EM_JS(int, __Pd_loadLib, (const char *filename, const char *symname), {
    console.log("Pd-L2Ork __Pd_loadlib filename=<" + UTF8ToString(filename) + "> symname=<" + UTF8ToString(symname) + ">");
    return Asyncify.handleAsync(async () => {
        try {
            await loadDynamicLibrary(UTF8ToString(filename), {loadAsync: true, global: true, nodelete: true, fs: FS});
            var makeout = Module['_' + UTF8ToString(symname)];
            if (typeof makeout === "function") {
                makeout();
                console.log("...success");
                return 1; // success
            }
            else {
                console.log("...no function found");
                return -1; // couldn't find the function
            }
        }
        catch (error) {
            console.log("...failed");
            console.error(error);
            return 0; // couldn't load the external
        }
    });
});

The relevant build script code that bundles everything together on the emscripten side of things is as follows:

-s ASYNCIFY -s "ASYNCIFY_IMPORTS=['__Pd_loadLib']" \
-s USE_SDL=2 -s ERROR_ON_UNDEFINED_SYMBOLS=0 -s ALLOW_MEMORY_GROWTH=1 \
-s FORCE_FILESYSTEM=1 -s "EXTRA_EXPORTED_RUNTIME_METHODS=['FS']" \
--no-heap-copy --preload-file pd-l2ork -L/home/l2orkist/Downloads/pd-l2ork/emscripten/build/../../libpd/libs -lpd -lm

I also updated deprecated EXTRA_EXPORTED_RUNTIME_METHODS to EXPORTED_RUNTIME_METHODS, as follows:

-s ASYNCIFY -s "ASYNCIFY_IMPORTS=['__Pd_loadLib']" \
-s USE_SDL=2 -s ERROR_ON_UNDEFINED_SYMBOLS=0 -s ALLOW_MEMORY_GROWTH=1 \
-s FORCE_FILESYSTEM=1 -s "EXPORTED_RUNTIME_METHODS=['FS']" \
--no-heap-copy --preload-file pd-l2ork-web -L/home/l2orkist/Downloads/pd-l2ork/emscripten/build/../../libpd/libs -lpd -lm
  1. I also tried changing the way objects are built, for instance:
emcc -s SIDE_MODULE=1 -O3 -sEMULATE_FUNCTION_POINTER_CASTS=1 -s EXPORTED_RUNTIME_METHODS=_average_setup -o "average.wasm" "average.o"

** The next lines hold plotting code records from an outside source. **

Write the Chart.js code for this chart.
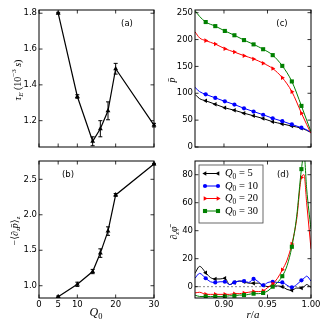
<!DOCTYPE html>
<html>
<head>
<meta charset="utf-8">
<script src="https://cdn.jsdelivr.net/npm/chart.js@4.4.1/dist/chart.umd.min.js"></script>
<style>
  body { margin: 0; background: #fff; }
  #wrap { position: relative; width: 330px; height: 330px; }
  #wrap canvas { position: absolute; left: 0; top: 0; }
</style>
</head>
<body>
<div id="wrap">
  <canvas id="tauE" width="330" height="330"></canvas>
  <canvas id="gradP" width="330" height="330"></canvas>
  <canvas id="profP" width="330" height="330"></canvas>
  <canvas id="dPhi" width="330" height="330"></canvas>
</div>
<script>
// (a), (b): scan over Q0
const q0 = [5, 10, 14, 16, 18, 20, 30];
const tauE = [1.80, 1.335, 1.085, 1.155, 1.255, 1.49, 1.175];
const tauErr = [0.005, 0.01, 0.025, 0.045, 0.05, 0.03, 0.01];
const gradP = [0.845, 1.02, 1.20, 1.46, 1.77, 2.28, 2.715];
const gradErr = [0.01, 0.03, 0.03, 0.06, 0.06, 0.02, 0.01];
const q0Ticks = [0, 5, 10, 20, 30];
const tauTicks = [1.2, 1.4, 1.6, 1.8];
const gradTicks = [1.0, 1.5, 2.0, 2.5];

// (c), (d): radial profiles for Q0 = 5, 10, 20, 30
const seriesQ0 = [5, 10, 20, 30];
const rMark = [0.879, 0.890, 0.901, 0.912, 0.923, 0.934, 0.945, 0.956, 0.967, 0.978, 0.989];
const rC = [0.8667, 0.872, 0.879, 0.890, 0.901, 0.912, 0.923, 0.934, 0.945, 0.956, 0.967, 0.978, 0.989, 0.995, 1.0];
const pBar5  = [98, 90, 86, 79.6, 73, 68.4, 63, 58, 53, 47, 43, 39, 35, 31, 27];
const pBar10 = [111, 103, 98, 91.4, 85, 79, 72, 66, 60, 53.5, 48, 42, 36, 32, 27];
const pBar20 = [214.5, 203, 198, 191.6, 183, 176.6, 170, 164, 156, 146, 129, 103, 63, 42, 25.5];
const pBar30 = [254, 243, 232.6, 225, 216, 208, 199, 191, 182, 171, 151, 122, 76.5, 50, 28.5];
const rD = [0.8667, 0.872, 0.879, 0.8845, 0.890, 0.8955, 0.901, 0.9065, 0.912, 0.9175, 0.923, 0.9285, 0.934,
            0.9395, 0.945, 0.9505, 0.956, 0.9615, 0.967, 0.9725, 0.978, 0.9835, 0.989, 0.992, 0.995, 1.0];
const dPhi5  = [9.5, 14.5, 10, 6.5, 5.5, 5.5, 6, 1.5, 3, 4, 3.5, 2.5, 2.5, 2.5, 1, 0, 0.5, 0.5, 0, -2, -2.5, -1, -1, 0, 1.5, -0.5];
const dPhi10 = [6, 9.5, 6, 3.5, 3, 3.5, 3.5, 1.5, 3, 4, 4, 3, 5.5, 3.5, 1, 3, 3.5, 3, 3, 1, -0.5, 1.5, 4.5, 6, 7.5, 4];
const dPhi20 = [-4.5, -4, -5.5, -5.5, -5.5, -5.5, -5.5, -5.5, -5, -5, -4.5, -4, -3.5, -3.5, -3, -0.5, 2, 6, 12, 19, 30.5, 48, 78, 80, 60, 27];
const dPhi30 = [-6, -7, -7, -7, -7, -7, -7, -6.5, -6.5, -6, -6, -5.5, -5, -5, -4.5, -3, 0, 3, 7.5, 15, 28.5, 50, 84, 95, 70, 41];
const rTicks = [0.90, 0.95, 1.00];
const pTicks = [0, 50, 100, 150, 200, 250];
const dTicks = [0, 20, 40, 60, 80];
const zeroLevel = 0;

const SANS = '"DejaVu Sans", sans-serif';
const SERIF = '"Liberation Serif", "DejaVu Serif", serif';
Chart.defaults.font.family = SANS;
Chart.defaults.font.size = 8.5;
Chart.defaults.color = '#000';

const COLORS = ['#000000', '#0000ff', '#ff0000', '#008000'];
const SHAPES = [
  { style: 'triangle', rot: -90, r: 2.6 },
  { style: 'circle', rot: 0, r: 2.1 },
  { style: 'triangle', rot: 90, r: 2.6 },
  { style: 'rect', rot: 0, r: 2.9 }
];

function drawRich(ctx, segs, x, y, rot, size, align) {
  const parts = segs.map(s => {
    const fs = s.sub || s.sup ? size * 0.7 : size;
    const font = (s.it ? 'italic ' : '') + fs + 'px ' + (s.sans ? SANS : SERIF);
    ctx.font = font;
    return { t: s.t, font, w: ctx.measureText(s.t).width, dy: s.sub ? size * 0.3 : s.sup ? -size * 0.4 : 0 };
  });
  const total = parts.reduce((a, p) => a + p.w, 0);
  ctx.save();
  ctx.translate(x, y);
  ctx.rotate(rot * Math.PI / 180);
  ctx.fillStyle = '#000';
  ctx.textAlign = 'left';
  ctx.textBaseline = 'middle';
  let cx = align === 'left' ? 0 : -total / 2;
  parts.forEach(p => { ctx.font = p.font; ctx.fillText(p.t, cx, p.dy); cx += p.w; });
  ctx.restore();
}

function marker(ctx, shape, color, x0, y0) {
  ctx.save();
  ctx.translate(x0, y0);
  ctx.rotate(shape.rot * Math.PI / 180);
  ctx.fillStyle = color;
  ctx.beginPath();
  const r = shape.r;
  if (shape.style === 'circle') ctx.arc(0, 0, r, 0, 2 * Math.PI);
  else if (shape.style === 'rect') { const s = r * Math.SQRT1_2; ctx.rect(-s, -s, 2 * s, 2 * s); }
  else { ctx.moveTo(0, -r); ctx.lineTo(r * 0.866, r * 0.5); ctx.lineTo(-r * 0.866, r * 0.5); ctx.closePath(); }
  ctx.fill();
  ctx.restore();
}

function decor(cfg) {
  return {
    id: 'decor',
    afterDatasetsDraw(chart) {
      const { ctx, scales: { x, y } } = chart;
      if (!cfg.err) return;
      const { xs, ys, es } = cfg.err;
      ctx.save();
      ctx.strokeStyle = '#000';
      ctx.lineWidth = 1;
      xs.forEach((v, i) => {
        const px = x.getPixelForValue(v);
        const p1 = y.getPixelForValue(ys[i] - es[i]);
        const p2 = y.getPixelForValue(ys[i] + es[i]);
        ctx.beginPath();
        ctx.moveTo(px, p1); ctx.lineTo(px, p2);
        ctx.moveTo(px - 2, p1); ctx.lineTo(px + 2, p1);
        ctx.moveTo(px - 2, p2); ctx.lineTo(px + 2, p2);
        ctx.stroke();
      });
      ctx.restore();
    },
    afterDraw(chart) {
      const { ctx, chartArea: a, scales: { x, y } } = chart;
      ctx.save();
      ctx.strokeStyle = '#000';
      ctx.lineWidth = 0.8;
      ctx.beginPath();
      x.ticks.forEach(t => {
        const px = x.getPixelForValue(t.value);
        ctx.moveTo(px, a.bottom); ctx.lineTo(px, a.bottom - 3.5);
        ctx.moveTo(px, a.top); ctx.lineTo(px, a.top + 3.5);
      });
      y.ticks.forEach(t => {
        const py = y.getPixelForValue(t.value);
        ctx.moveTo(a.left, py); ctx.lineTo(a.left + 3.5, py);
        ctx.moveTo(a.right, py); ctx.lineTo(a.right - 3.5, py);
      });
      ctx.stroke();
      ctx.lineWidth = 1;
      ctx.strokeRect(a.left, a.top, a.right - a.left, a.bottom - a.top);
      ctx.restore();

      if (cfg.legend) {
        const L = cfg.legend;
        ctx.save();
        ctx.fillStyle = '#fff';
        ctx.fillRect(L.x, L.y, L.w, L.h);
        ctx.strokeStyle = '#444';
        ctx.lineWidth = 0.8;
        ctx.strokeRect(L.x, L.y, L.w, L.h);
        seriesQ0.forEach((q, i) => {
          const yy = L.y + 8.5 + i * 12.5;
          ctx.strokeStyle = COLORS[i];
          ctx.lineWidth = 1;
          ctx.beginPath(); ctx.moveTo(L.x + 6, yy); ctx.lineTo(L.x + 19, yy); ctx.stroke();
          marker(ctx, SHAPES[i], COLORS[i], L.x + 6, yy);
          marker(ctx, SHAPES[i], COLORS[i], L.x + 19, yy);
          drawRich(ctx, [{ t: 'Q', it: true }, { t: '0', sub: true }, { t: ' = ' + q }], L.x + 26, yy, 0, 10.5, 'left');
        });
        ctx.restore();
      }
      (cfg.texts || []).forEach(t => drawRich(ctx, t.segs, t.x, t.y, t.rot || 0, t.size || 9, 'center'));
    }
  };
}

function scaleSet(xr, yr, xTicks, yTicks, xFmt, yFmt, showX) {
  return {
    x: {
      type: 'linear', min: xr[0], max: xr[1],
      grid: { display: false, drawTicks: false }, border: { display: false },
      afterBuildTicks: s => { s.ticks = xTicks.map(v => ({ value: v })); },
      ticks: { display: showX, padding: 2, maxRotation: 0, autoSkip: false, callback: v => xFmt(v) },
      afterFit: s => { s.height = showX ? 14 : 0; }
    },
    y: {
      type: 'linear', min: yr[0], max: yr[1],
      grid: { display: false, drawTicks: false }, border: { display: false },
      afterBuildTicks: s => { s.ticks = yTicks.map(v => ({ value: v })); },
      ticks: { padding: 2, autoSkip: false, callback: v => yFmt(v) },
      afterFit: s => { s.width = 30; }
    }
  };
}

function panel(id, box, showX, scales, datasets, cfg) {
  return new Chart(document.getElementById(id), {
    type: 'line',
    data: { datasets },
    options: {
      responsive: false, animation: false, events: [],
      layout: { padding: { left: box[0] - 30, top: box[1], right: 330 - box[2], bottom: 330 - box[3] - (showX ? 14 : 0) } },
      plugins: { legend: { display: false }, tooltip: { enabled: false } },
      scales
    },
    plugins: [decor(cfg)]
  });
}

function scanSet(ys) {
  return [{
    data: q0.map((q, i) => ({ x: q, y: ys[i] })),
    borderColor: '#000', backgroundColor: '#000', borderWidth: 1.2,
    pointStyle: 'triangle', pointRadius: 2.8, pointBorderWidth: 0, tension: 0, clip: 6
  }];
}

function profileSets(xs, ys) {
  return ys.map((vals, i) => ({
    data: xs.map((r, k) => ({ x: r, y: vals[k] })),
    borderColor: COLORS[i], backgroundColor: COLORS[i], borderWidth: 1,
    cubicInterpolationMode: 'monotone',
    pointStyle: SHAPES[i].style, pointRotation: SHAPES[i].rot,
    pointRadius: c => rMark.includes(xs[c.dataIndex]) ? SHAPES[i].r : 0,
    pointBorderWidth: 0, order: 4 - i
  }));
}

const fmt0 = v => String(v);
const fmt1 = v => v.toFixed(1);
const fmt2 = v => v.toFixed(2);

panel('tauE', [39, 10, 154, 147], false,
  scaleSet([0, 30], [1.053, 1.818], q0Ticks, tauTicks, fmt0, fmt1, false),
  scanSet(tauE),
  {
    err: { xs: q0, ys: tauE, es: tauErr },
    texts: [
      { segs: [{ t: '(a)', sans: true }], x: 127, y: 24, size: 8.5 },
      { segs: [{ t: 'τ', it: true }, { t: 'E', it: true, sub: true }, { t: ' (10' }, { t: '−3', sup: true }, { t: ' ' }, { t: 's', it: true }, { t: ')' }], x: 18, y: 80, rot: -90, size: 10 }
    ]
  });

panel('gradP', [39, 161, 154, 298], true,
  scaleSet([0, 30], [0.827, 2.758], q0Ticks, gradTicks, fmt0, fmt1, true),
  scanSet(gradP),
  {
    err: { xs: q0, ys: gradP, es: gradErr },
    texts: [
      { segs: [{ t: '(b)', sans: true }], x: 68, y: 175, size: 8.5 },
      { segs: [{ t: 'Q', it: true }, { t: '0', sub: true }], x: 96, y: 313, size: 12 },
      { segs: [{ t: '−⟨∂' }, { t: 'z', it: true, sub: true }, { t: 'p̄', it: true }, { t: '⟩' }, { t: 'z', it: true, sub: true }], x: 15, y: 231, rot: -90, size: 10 }
    ]
  });

panel('profP', [195, 10, 311, 147], false,
  scaleSet([0.8667, 1.0], [0, 255], rTicks, pTicks, fmt2, fmt0, false),
  profileSets(rC, [pBar5, pBar10, pBar20, pBar30]),
  {
    texts: [
      { segs: [{ t: '(c)', sans: true }], x: 282, y: 24, size: 8.5 },
      { segs: [{ t: 'p̄', it: true }], x: 172, y: 80, rot: -90, size: 10 }
    ]
  });

const zeroSet = {
  data: [{ x: rD[0], y: zeroLevel }, { x: rD[rD.length - 1], y: zeroLevel }],
  borderColor: '#888', borderWidth: 1, borderDash: [2, 2], pointRadius: 0, order: 10
};

panel('dPhi', [195, 161, 311, 298], true,
  scaleSet([0.8667, 1.0], [-8.1, 89.8], rTicks, dTicks, fmt2, fmt0, true),
  [zeroSet].concat(profileSets(rD, [dPhi5, dPhi10, dPhi20, dPhi30])),
  {
    legend: { x: 199, y: 165, w: 64, h: 58 },
    texts: [
      { segs: [{ t: '(d)', sans: true }], x: 283, y: 175, size: 8.5 },
      { segs: [{ t: 'r', it: true }, { t: '/' }, { t: 'a', it: true }], x: 253, y: 315, size: 11 },
      { segs: [{ t: '∂' }, { t: 'z', it: true, sub: true }, { t: 'φ̄', it: true }], x: 174, y: 233, rot: -90, size: 10 }
    ]
  });
</script>
</body>
</html>
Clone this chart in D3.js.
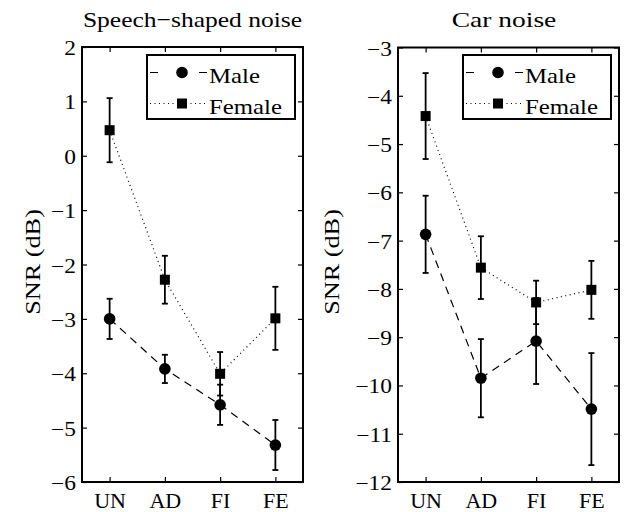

Note the EXPORTED_RUNTIME_METHODS. Not sure if these should be prepended with an underscore. I tried both with or without it. Also tried:

-s EXPORTED_FUNCTIONS=average_setup

That one generates the following warning:

emcc: warning: EXPORTED_FUNCTIONS is not valid with LINKABLE set (normally due to SIDE_MODULE=1/MAIN_MODULE=1) since all functions are exported this mode.  To export only a subset use SIDE_MODULE=2/MAIN_MODULE=2 [-Wunused-command-line-argument]

So, I also tried with SIDE_MODULE=2 and EXPORTED_FUNCTIONS with no success. Curiously, this also suggests that all functions are exported. If so, why are they not being found by loadDynamicLibrary call above?

  1. Where does one find the API information on the loadDynamicLibrary? Is this a built-in C function or an emscripten one?

What can be done to be once again able to reference these bundled objects (preferable), or allowing them to be loaded via the GET option (which I imagine is a fallback routine--please correct me if I may be wrong)?

I would greatly appreciate any input you may have here, as I am completely stumped since the only moving variable is the emscripten version (apart from changing the EXPORTED_RUNTIME_METHODS part, where I tried both versions)? Thank you for your time in considering this request.